Consumer attitudes to plastic 'bordering on militant' but is food waste forgotten?
Attitude to plastic among consumers is “bordering on militant”, according to Ocado’s head of corporate responsibility and corporate affairs Suzanne Westlake – a situation that risks curbing innovation among food business looking for ways of tackling the problem of food waste.
Food businesses, she said, were struggling to get the message across to customers that organic waste - including leftover food - has a bigger carbon footprint than plastic and plastic plays an important role in preventing food waste.
She told an audience at the Westminster Food and Nutrition Forum’s seminar in London yesterday – which was discussing food waste reduction and initiatives for reducing plastic packaging waste – that customers were now so anti-plastic that they were not willing to consider the role that plastic can play in lengthening shelf-life and preventing food waste.
“Customers want it gone. They would like zero plastic. I would go almost so far as to say the feeling was bordering on militant,” she said.
The online supermarket, she explained, has been trying to educate customers on its ambitions to minimise food waste and help cut GHC emissions.
But she was “disturbed” that the public’s perception “has swung too far” against the use of plastic for any purpose.
“Where there is unnecessary plastic, we’ve reduced it, and we’ve tried to communicate that to our customers,” she explained. “And where there is plastic that serves a purpose we try to communicate that too. I have to confess it does feel a little like talking to a wall at times and I feel very frustrated that quite a lot of that is fueled by the media.”
‘Global warming caused by food waste will kill more turtles than plastic’
Martin Leeming, CEO of TrakRap, a company that makes low-carbon packaging, agreed that the message that food waste has a bigger carbon footprint than plastic was being lost on consumers – partly down to the impact of programmes such as Blue Planet.
“Obviously the emotive side of plastic out in the environment killing turtles is the big motivator for people to have such a passion about changing things, but global warming will probably account for a lot more turtles dying than the use of plastic.”
Nestlé criticised for its plastic ‘procrastination’
A new poll illustrates the fast and perhaps extreme shift in public attitude against plastic. Nestlé is the brand most criticised by NGOs due to alleged 'procrastination' on plastics, according SIGWATCH, based on its monitoring of more than 9,000 NGOs and a total of 1,694 campaign actions over the previous three months.

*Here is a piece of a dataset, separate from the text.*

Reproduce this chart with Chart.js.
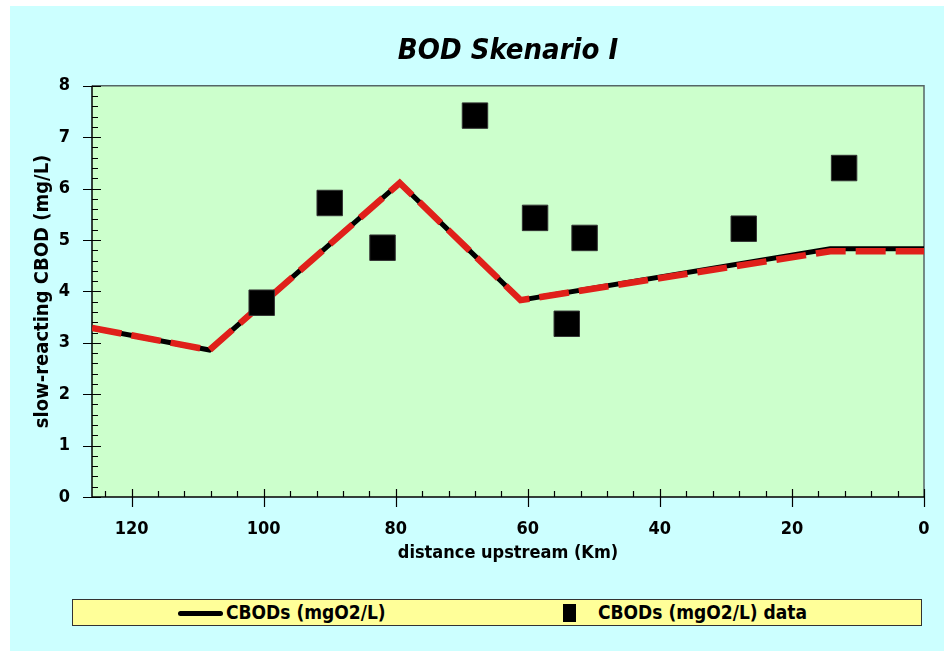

That's despite Nestlé's commitment to make 100% of its packaging recyclable or reusable by 2025. The company has already introduced innovation in its portfolio to tackle plastic - including paper-based packaging for its certain SKUs under its Nesquik and YES! brands.
“Two years ago, plastic pollution had barely registered on the public consciousness. Today it is a major public concern, attracting consumer attention, media column inches, and government legislation,” said Robert Blood, founder and managing director of SIGWATCH.
The food waste/plastic waste trade-off is not a straightforward
Dr Sally Russell, Associate Professor: Business, Organisations and Sustainability, at the University of Leeds, noted the difficult trade off that both food businesses and consumers face about the balance to strike between using plastics to preserve food to reduce waste and cut GHC emissions.
“If I wrap a cucumber on plastic: that’s going to reduce food waste. But if I wrap an apple in plastic that’s going to create plastic waste… If I can’t resolve that with a PHD in sustainability how can I expect a consumer to make that same decision,” she joked.
“This tension between the two is really quite complex to navigate as a consumer. The message needs to be absolutely explicit so consumers can make the choice that’s right for them.”
Recycling is also a minefield of confusion for food businesses
Waste management is another area of confusion for food businesses, the discussion heard. Mark Richmond, technical director at waste management firm WRM, said that a proliferation of waste management approaches was confusing for everyone in the supply chain.
“With respect of somebody in the packaging supply chain at the product design stage. We’ve got this proliferation of different waste management approaches: it might go to composting; it might go to energy from waste it might go to anaerobic digestion.”
This proliferation meant it was difficult for product designers, he said, to resolve the question of “how do I design my product so that at the end of its life it can be recycled and I’m not going to end up with plastic contamination on land?"
It’s ‘intellectual laziness to focus on recycling’
Michael Lenaghan, an environmental policy advisor, at Zero Waste Scotland, added that recycling should be the last resort. He criticised the seminar’s focus on recycling, stressing that innovation was needed further up the supply chain to prevent recycling in the first place.
“In a circular economy, recycling is the least best option,” he said. “So can we please start talking about things much further up the hierarchy – how does the system need to change so that packaging is no longer as needed and the packaging we do use is reusable, refillable and ultimately only recycled at the end of a very long lifetime.”